La sensiblerie des générations qui ont pleuré devant la mort de la maman de Bambi suffira-t-elle à nous empêcher de transformer des animaux en outils de notre développement économique à coups de production industrielle ou de poursuivre avec ferveur la destruction systématique de tout espace encore un tant soit peu sauvage ? Certes, interdire à quelques tordus d’exercer leur sadisme sur des animaux ou rappeler à certains qu’un chien n’est pas un jouet qu’on offre à Noël mais un être vivant avec lequel on s’engage dans une relation est salutaire. Mais il n’est pas évident que les bons sentiments résolvent une équation dans laquelle les intérêts en jeu ne sont pas ceux de quelques fourreurs ou de propriétaires d’animalerie.

 

La résurgence de la grippe aviaire dans les élevages du Sud-Ouest devrait jouer comme un avertissement à deux points de vue.
 

Penser notre rapport avec les animaux nécessite avant tout de sortir du mythe de la pureté animale, qui verrait toute interaction entre hommes et animaux comme une exploitation venant pervertir la « nature ». On ne luttera pas contre la souffrance animale en faisant de l’élevage et de la domestication, fruits de dix mille ans de relations, de collaboration, de souffrance parfois, mais aussi de complicité et d’enrichissement, une interprétation pseudo-marxiste. L’agriculture paysanne n’est pas forcément une « exploitation » de l’animal, surtout quand on garde à l’esprit que ledit animal n’existerait pas sans l’invention de l’élevage au néolithique.
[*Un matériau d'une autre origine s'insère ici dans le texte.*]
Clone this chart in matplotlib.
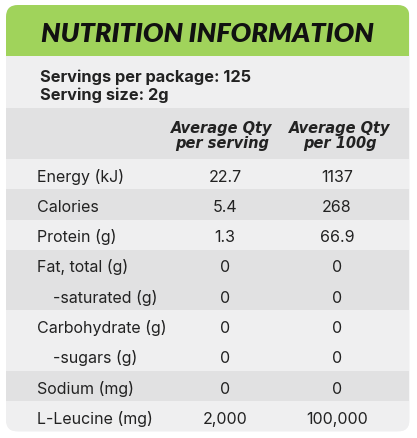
import matplotlib
matplotlib.use("Agg")
import matplotlib.pyplot as plt
from matplotlib.patches import FancyBboxPatch, Rectangle

# ---- data ----
title = "NUTRITION INFORMATION"
servings_lines = ["Servings per package: 125", "Serving size: 2g"]
col_headers = ["Average Qty\nper serving", "Average Qty\nper 100g"]
nutrients = ["Energy (kJ)", "Calories", "Protein (g)", "Fat, total (g)", "-saturated (g)",
             "Carbohydrate (g)", "-sugars (g)", "Sodium (mg)", "L-Leucine (mg)"]
per_serving = ["22.7", "5.4", "1.3", "0", "0", "0", "0", "0", "2,000"]
per_100g = ["1137", "268", "66.9", "0", "0", "0", "0", "0", "100,000"]
indented = [False, False, False, False, True, False, True, False, False]
shade_group = [0, 1, 0, 1, 1, 0, 0, 1, 0]  # 0 = light, 1 = darker

# ---- style ----
GREEN = "#a0d35b"
LIGHT = "#efeff0"
DARK = "#e1e1e2"
TXT = "#222222"
TFONT = ["Lato", "DejaVu Sans"]
BFONT = ["Inter", "DejaVu Sans"]
HFONT = ["DejaVu Sans"]

W, H = 417, 439
fig = plt.figure(figsize=(W / 100, H / 100), dpi=100)
ax = fig.add_axes([0, 0, 1, 1])
ax.set_xlim(0, W)
ax.set_ylim(H, 0)
ax.axis("off")
fig.patch.set_facecolor("white")

left, right, top, bottom = 6, 409.5, 6, 432.5
card = FancyBboxPatch((left, top), right - left, bottom - top,
                      boxstyle="round,pad=0,rounding_size=12",
                      facecolor=LIGHT, edgecolor="none", zorder=0)
ax.add_patch(card)

def band(y0, y1, color):
    r = Rectangle((left, y0), right - left, y1 - y0, facecolor=color,
                  edgecolor="none", zorder=1)
    ax.add_patch(r)
    r.set_clip_path(card)

# title band
title_bottom = 57
band(top, title_bottom, GREEN)
ax.text(207, 42, title, fontsize=19.5, fontweight="heavy",
        fontstyle="italic", family=TFONT, color="#111111", ha="center",
        va="baseline", zorder=3)

# servings block
serv_bottom = 109
band(title_bottom, serv_bottom, LIGHT)
for i, line in enumerate(servings_lines):
    ax.text(40, 82 + i * 18, line, fontsize=11.8, fontweight="bold",
            family=BFONT, color=TXT, ha="left", va="baseline", zorder=3)

# header row
head_bottom = 160
band(serv_bottom, head_bottom, DARK)
col_x = [222, 340]
for cx, hdr in zip(col_x, col_headers):
    l1, l2 = hdr.split("\n")
    ax.text(cx, 133, l1, fontsize=10.5, fontweight="bold", fontstyle="italic",
            family=HFONT, color=TXT, ha="center", va="baseline", zorder=3)
    ax.text(cx, 148, l2, fontsize=10.5, fontweight="bold", fontstyle="italic",
            family=HFONT, color=TXT, ha="center", va="baseline", zorder=3)

# rows
row_h = (bottom - head_bottom) / len(nutrients)
for i, (name, a, b) in enumerate(zip(nutrients, per_serving, per_100g)):
    y0 = head_bottom + i * row_h
    band(y0, y0 + row_h, DARK if shade_group[i] else LIGHT)
    yb = y0 + row_h / 2 + 6.5
    ax.text(53 if indented[i] else 37, yb, name, fontsize=11.5, family=BFONT,
            color=TXT, ha="left", va="baseline", zorder=3)
    ax.text(225, yb, a, fontsize=11.5, family=BFONT, color=TXT,
            ha="center", va="baseline", zorder=3)
    ax.text(337, yb, b, fontsize=11.5, family=BFONT, color=TXT,
            ha="center", va="baseline", zorder=3)

fig.savefig("out.png", dpi=100, facecolor="white")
En revanche, quand l’élevage devient une industrie, qu’il réifie le vivant pour lui appliquer des impératifs de performance, la souffrance devient systémique, pour reprendre un mot à la mode. Or lutter contre l’industrialisation de l’agriculture passe non seulement par une interdiction de l’élevage intensif, mais encore par une restructuration de l’ensemble de notre système économique pour remettre en cause cette idéologie du low cost appuyée sur le libre-échange, qui permet d’importer à bas coût ce que les normes environnementales et sociales réglementent chez nous.

La forme la plus aboutie de l’humanisme

La résurgence de la grippe aviaire dans les élevages du Sud-Ouest devrait jouer comme un avertissement à deux points de vue. Premièrement, c’est bien la concentration dans des élevages intensifs puis le déplacement massif d’animaux dans des abattoirs ultra-concentrés qui provoque les zoonoses (et les humains élevés en batterie sur une planète de plus en plus petite pour eux doivent se préparer aux successeurs du Covid). Deuxièmement, les industriels obtiennent l’interdiction des petits élevages en plein air, prouvant que le système ne rend jamais les armes, car il a besoin, pour se perpétuer, de détruire la concurrence de ceux qui travaillent respectueusement.

Organiser notre cohabitation sur cette Terre avec les autres espèces vivantes passe par différents défis : poser enfin la question démographique (et pas uniquement en Europe, où le problème ne se pose de toute façon pas), inventer des modes de vie qui nous confrontent à nouveau à la beauté du vivant et à notre intégration dans ses cycles plutôt qu’à l’omniprésence de l’humain dans sa dimension industrielle et consumériste, assumer que ce que nous mettons dans nos assiettes provient d’êtres vivants et nous intéresser à ce que cela implique (comme la déforestation de l’Amazonie pour produire du soja OGM qui nourrira cette vache dont la viande nous coûtera moins cher). La lutte contre la souffrance animale doit être un combat économique, politique et culturel, mais surtout la forme la plus aboutie de l’humanisme.

Source : https://www.marianne.net/

Commentaires

  • Le fait que l élevage ou d autre pratique soient réalisées depuis des milliers d années ne justifient pas forcément leur continuité, les zoonoses ainsi que la multiplication des épidémies dont la plus récente la covid19 montre que notre rapport envers les autres animaux doit changer, évoluer, car à demeurer sur le même registre de l élevage industriel (représentant la quasi globalité de l élevage mondial) et de l élevage dit "traditionnel" la multiplication et l'intensité des épidémies perdureront au détriment de l homo sapiens que nous sommes ... nous devons aller dans une logique de coopération et non de confrontation, si non nous serons les premières victimes de nos modes de consommations (exploitations).